While describing his Saturday conversation with Putin, Lukashenko used the Russian criminal slang phrase for killing someone, equivalent to the English phrase to “wipe out”.

“I also understood: a brutal decision had been made (and it was the undertone of Putin’s address) to wipe out” the mutineers, Lukashenko told a meeting of his army officials and journalists on Tuesday, according to Belarusian state media.

“I suggested to Putin not to rush. ‘Come on,’ I said, ‘Let’s talk with Prigozhin, with his commanders.’ To which he told me: ‘Listen, Sasha, it’s useless. He doesn’t even pick up the phone, he doesn’t want to talk to anyone’.”

Putin used the same Russian verb in 1999 about Chechen militants, vowing to “wipe out them out in the shithouse”, remarks that became a widely quoted emblem of his severe persona.

There was no immediate comment from the Kremlin on Lukashenko’s remarks, which give a rare insight into the conversations inside the Kremlin as Russia, according to Putin’s own account, teetered towards turmoil not seen for decades.

Lukashenko, both an old acquaintance of Prigozhin and close ally of Putin, said that he had advised the Russian president to think “beyond our own noses” and that Prigozhin’s elimination could lead to a widespread revolt by his fighters.

The Belarusian leader also said that his own army could benefit from the experience of Wagner troops who, according to a deal struck with the Kremlin, are now free to move to Belarus.

“This is the most trained unit in the army,” BelTA state agency quoted Lukashenko as saying. “Who will argue with this? My military also understand this, and we don’t have such people in Belarus.”

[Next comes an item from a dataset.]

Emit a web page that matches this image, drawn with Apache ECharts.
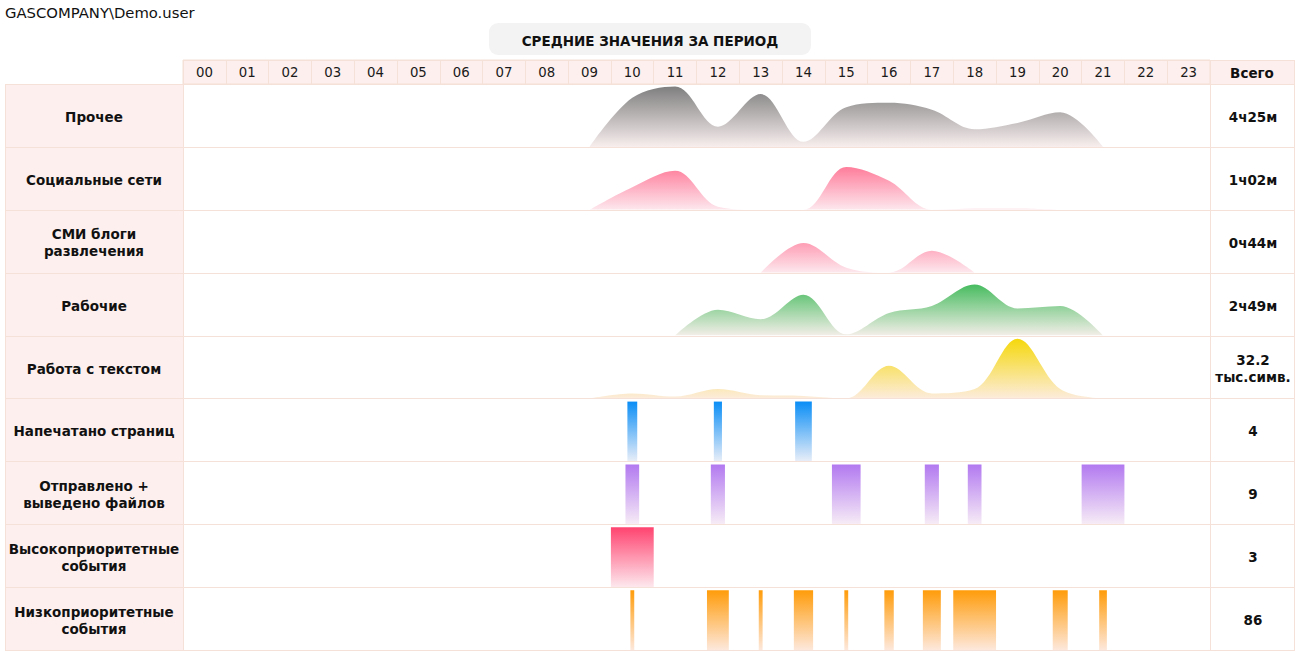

Later Lukashenko told his military that “people fail to understand that we are approaching this in a pragmatic way … They’ve (Wagner) been through it, they’ll tell us about the weaponry – what worked well, which worked badly.”

Prigozhin halted what he called was “march of justice” on Moscow from the southern city of Rostov-on-Don within 200 kilometres of the capital after Lukashenko’s intervention.